-- START --

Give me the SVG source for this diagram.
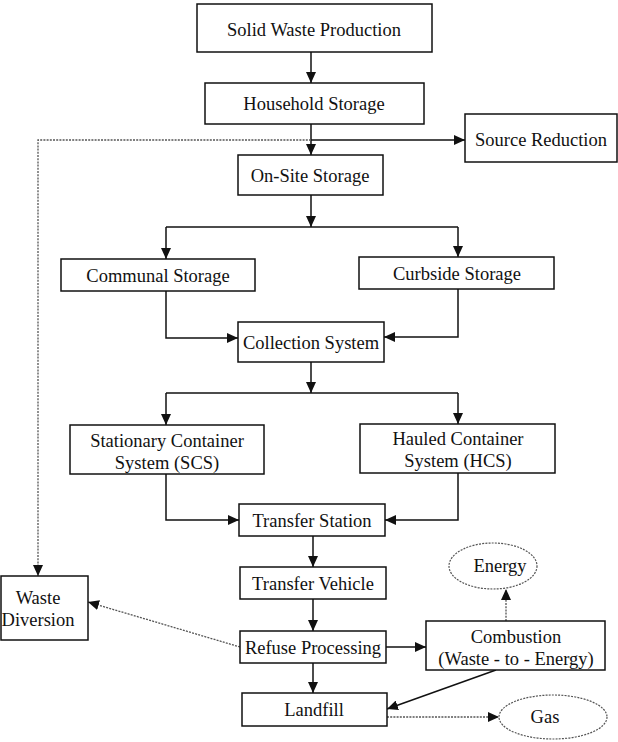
<svg xmlns="http://www.w3.org/2000/svg" width="618" height="742" viewBox="0 0 618 742">
<style>
.box{fill:#fff;stroke:#111;stroke-width:1.5}
.ell{fill:#fff;stroke:#555;stroke-width:1.2;stroke-dasharray:2 1.2}
.t{font-family:"Liberation Serif","Times New Roman",serif;font-size:18.5px;fill:#111;text-anchor:middle}
.c{fill:none;stroke:#111;stroke-width:1.5}
.d{fill:none;stroke:#555;stroke-width:1.3;stroke-dasharray:2 1.2}
</style>
<defs>
<marker id="ah" markerUnits="userSpaceOnUse" markerWidth="11" markerHeight="10" refX="11" refY="5" orient="auto">
<path d="M0,0 L11,5 L0,10 z" fill="#111"/>
</marker>
</defs>
<rect width="618" height="742" fill="#fff"/>
<g id="connectors">
<path class="c" d="M311,52 V83" marker-end="url(#ah)"/>
<path class="c" d="M311,124 V155" marker-end="url(#ah)"/>
<path class="c" d="M311,140 H465" marker-end="url(#ah)"/>
<path class="d" d="M311,140 H38 V576" marker-end="url(#ah)"/>
<path class="c" d="M311,195 V227" marker-end="url(#ah)"/>
<path class="c" d="M166,227 H458"/>
<path class="c" d="M166,227 V259" marker-end="url(#ah)"/>
<path class="c" d="M458,227 V257" marker-end="url(#ah)"/>
<path class="c" d="M166,291 V338 H238" marker-end="url(#ah)"/>
<path class="c" d="M458,289 V337 H384" marker-end="url(#ah)"/>
<path class="c" d="M311,362 V393" marker-end="url(#ah)"/>
<path class="c" d="M166,393 H458"/>
<path class="c" d="M166,393 V425" marker-end="url(#ah)"/>
<path class="c" d="M458,393 V424" marker-end="url(#ah)"/>
<path class="c" d="M166,474 V520 H239" marker-end="url(#ah)"/>
<path class="c" d="M458,473 V520 H385" marker-end="url(#ah)"/>
<path class="c" d="M313,536 V567" marker-end="url(#ah)"/>
<path class="c" d="M313,599 V631" marker-end="url(#ah)"/>
<path class="c" d="M313,663 V693" marker-end="url(#ah)"/>
<path class="c" d="M386,647 H426" marker-end="url(#ah)"/>
<path class="c" d="M496,670 L387,709" marker-end="url(#ah)"/>
<path class="d" d="M506,621 V589" marker-end="url(#ah)"/>
<path class="d" d="M240,647 L88,602" marker-end="url(#ah)"/>
<path class="d" d="M387,717 H499" marker-end="url(#ah)"/>
</g>
<g id="solid-waste-production"><rect class="box" x="197" y="4" width="235" height="48"/><text class="t" x="314" y="36">Solid Waste Production</text></g>
<g id="household-storage"><rect class="box" x="205" y="83" width="219" height="41"/><text class="t" x="314" y="110">Household Storage</text></g>
<g id="source-reduction"><rect class="box" x="465" y="114" width="152" height="48"/><text class="t" x="541" y="146">Source Reduction</text></g>
<g id="on-site-storage"><rect class="box" x="238" y="155" width="145" height="40"/><text class="t" x="310" y="182">On-Site Storage</text></g>
<g id="communal-storage"><rect class="box" x="61" y="259" width="194" height="32"/><text class="t" x="158" y="282">Communal Storage</text></g>
<g id="curbside-storage"><rect class="box" x="359" y="257" width="195" height="32"/><text class="t" x="457" y="280">Curbside Storage</text></g>
<g id="collection-system"><rect class="box" x="238" y="322" width="146" height="40"/><text class="t" x="311" y="349">Collection System</text></g>
<g id="scs"><rect class="box" x="70" y="425" width="194" height="49"/><text class="t" x="167" y="447">Stationary Container</text><text class="t" x="167" y="469">System (SCS)</text></g>
<g id="hcs"><rect class="box" x="360" y="424" width="195" height="49"/><text class="t" x="458" y="445">Hauled Container</text><text class="t" x="458" y="467">System (HCS)</text></g>
<g id="transfer-station"><rect class="box" x="239" y="504" width="146" height="32"/><text class="t" x="312" y="527">Transfer Station</text></g>
<g id="transfer-vehicle"><rect class="box" x="240" y="567" width="146" height="32"/><text class="t" x="313" y="590">Transfer Vehicle</text></g>
<g id="refuse-processing"><rect class="box" x="240" y="631" width="146" height="32"/><text class="t" x="313" y="654">Refuse Processing</text></g>
<g id="combustion"><rect class="box" x="426" y="621" width="179" height="49"/><text class="t" x="516" y="643">Combustion</text><text class="t" x="516" y="665">(Waste - to - Energy)</text></g>
<g id="energy"><ellipse class="ell" cx="493" cy="566" rx="44" ry="23"/><text class="t" x="500" y="572">Energy</text></g>
<g id="waste-diversion"><rect class="box" x="1" y="576" width="87" height="64"/><text class="t" x="38" y="604">Waste</text><text class="t" x="38" y="626">Diversion</text></g>
<g id="landfill"><rect class="box" x="242" y="693" width="145" height="33"/><text class="t" x="314" y="716">Landfill</text></g>
<g id="gas"><ellipse class="ell" cx="553" cy="717" rx="54" ry="22"/><text class="t" x="545" y="723">Gas</text></g>
</svg>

-- END --

AIM OF THE TASK:
Output the data above without changes, apart from leaving out the pictures.

ANSWER FOR THE TASK:
Give me the SVG source for this diagram.
<svg xmlns="http://www.w3.org/2000/svg" width="618" height="742" viewBox="0 0 618 742">
<style>
.box{fill:#fff;stroke:#111;stroke-width:1.5}
.ell{fill:#fff;stroke:#555;stroke-width:1.2;stroke-dasharray:2 1.2}
.t{font-family:"Liberation Serif","Times New Roman",serif;font-size:18.5px;fill:#111;text-anchor:middle}
.c{fill:none;stroke:#111;stroke-width:1.5}
.d{fill:none;stroke:#555;stroke-width:1.3;stroke-dasharray:2 1.2}
</style>
<defs>
<marker id="ah" markerUnits="userSpaceOnUse" markerWidth="11" markerHeight="10" refX="11" refY="5" orient="auto">
<path d="M0,0 L11,5 L0,10 z" fill="#111"/>
</marker>
</defs>
<rect width="618" height="742" fill="#fff"/>
<g id="connectors">
<path class="c" d="M311,52 V83" marker-end="url(#ah)"/>
<path class="c" d="M311,124 V155" marker-end="url(#ah)"/>
<path class="c" d="M311,140 H465" marker-end="url(#ah)"/>
<path class="d" d="M311,140 H38 V576" marker-end="url(#ah)"/>
<path class="c" d="M311,195 V227" marker-end="url(#ah)"/>
<path class="c" d="M166,227 H458"/>
<path class="c" d="M166,227 V259" marker-end="url(#ah)"/>
<path class="c" d="M458,227 V257" marker-end="url(#ah)"/>
<path class="c" d="M166,291 V338 H238" marker-end="url(#ah)"/>
<path class="c" d="M458,289 V337 H384" marker-end="url(#ah)"/>
<path class="c" d="M311,362 V393" marker-end="url(#ah)"/>
<path class="c" d="M166,393 H458"/>
<path class="c" d="M166,393 V425" marker-end="url(#ah)"/>
<path class="c" d="M458,393 V424" marker-end="url(#ah)"/>
<path class="c" d="M166,474 V520 H239" marker-end="url(#ah)"/>
<path class="c" d="M458,473 V520 H385" marker-end="url(#ah)"/>
<path class="c" d="M313,536 V567" marker-end="url(#ah)"/>
<path class="c" d="M313,599 V631" marker-end="url(#ah)"/>
<path class="c" d="M313,663 V693" marker-end="url(#ah)"/>
<path class="c" d="M386,647 H426" marker-end="url(#ah)"/>
<path class="c" d="M496,670 L387,709" marker-end="url(#ah)"/>
<path class="d" d="M506,621 V589" marker-end="url(#ah)"/>
<path class="d" d="M240,647 L88,602" marker-end="url(#ah)"/>
<path class="d" d="M387,717 H499" marker-end="url(#ah)"/>
</g>
<g id="solid-waste-production"><rect class="box" x="197" y="4" width="235" height="48"/><text class="t" x="314" y="36">Solid Waste Production</text></g>
<g id="household-storage"><rect class="box" x="205" y="83" width="219" height="41"/><text class="t" x="314" y="110">Household Storage</text></g>
<g id="source-reduction"><rect class="box" x="465" y="114" width="152" height="48"/><text class="t" x="541" y="146">Source Reduction</text></g>
<g id="on-site-storage"><rect class="box" x="238" y="155" width="145" height="40"/><text class="t" x="310" y="182">On-Site Storage</text></g>
<g id="communal-storage"><rect class="box" x="61" y="259" width="194" height="32"/><text class="t" x="158" y="282">Communal Storage</text></g>
<g id="curbside-storage"><rect class="box" x="359" y="257" width="195" height="32"/><text class="t" x="457" y="280">Curbside Storage</text></g>
<g id="collection-system"><rect class="box" x="238" y="322" width="146" height="40"/><text class="t" x="311" y="349">Collection System</text></g>
<g id="scs"><rect class="box" x="70" y="425" width="194" height="49"/><text class="t" x="167" y="447">Stationary Container</text><text class="t" x="167" y="469">System (SCS)</text></g>
<g id="hcs"><rect class="box" x="360" y="424" width="195" height="49"/><text class="t" x="458" y="445">Hauled Container</text><text class="t" x="458" y="467">System (HCS)</text></g>
<g id="transfer-station"><rect class="box" x="239" y="504" width="146" height="32"/><text class="t" x="312" y="527">Transfer Station</text></g>
<g id="transfer-vehicle"><rect class="box" x="240" y="567" width="146" height="32"/><text class="t" x="313" y="590">Transfer Vehicle</text></g>
<g id="refuse-processing"><rect class="box" x="240" y="631" width="146" height="32"/><text class="t" x="313" y="654">Refuse Processing</text></g>
<g id="combustion"><rect class="box" x="426" y="621" width="179" height="49"/><text class="t" x="516" y="643">Combustion</text><text class="t" x="516" y="665">(Waste - to - Energy)</text></g>
<g id="energy"><ellipse class="ell" cx="493" cy="566" rx="44" ry="23"/><text class="t" x="500" y="572">Energy</text></g>
<g id="waste-diversion"><rect class="box" x="1" y="576" width="87" height="64"/><text class="t" x="38" y="604">Waste</text><text class="t" x="38" y="626">Diversion</text></g>
<g id="landfill"><rect class="box" x="242" y="693" width="145" height="33"/><text class="t" x="314" y="716">Landfill</text></g>
<g id="gas"><ellipse class="ell" cx="553" cy="717" rx="54" ry="22"/><text class="t" x="545" y="723">Gas</text></g>
</svg>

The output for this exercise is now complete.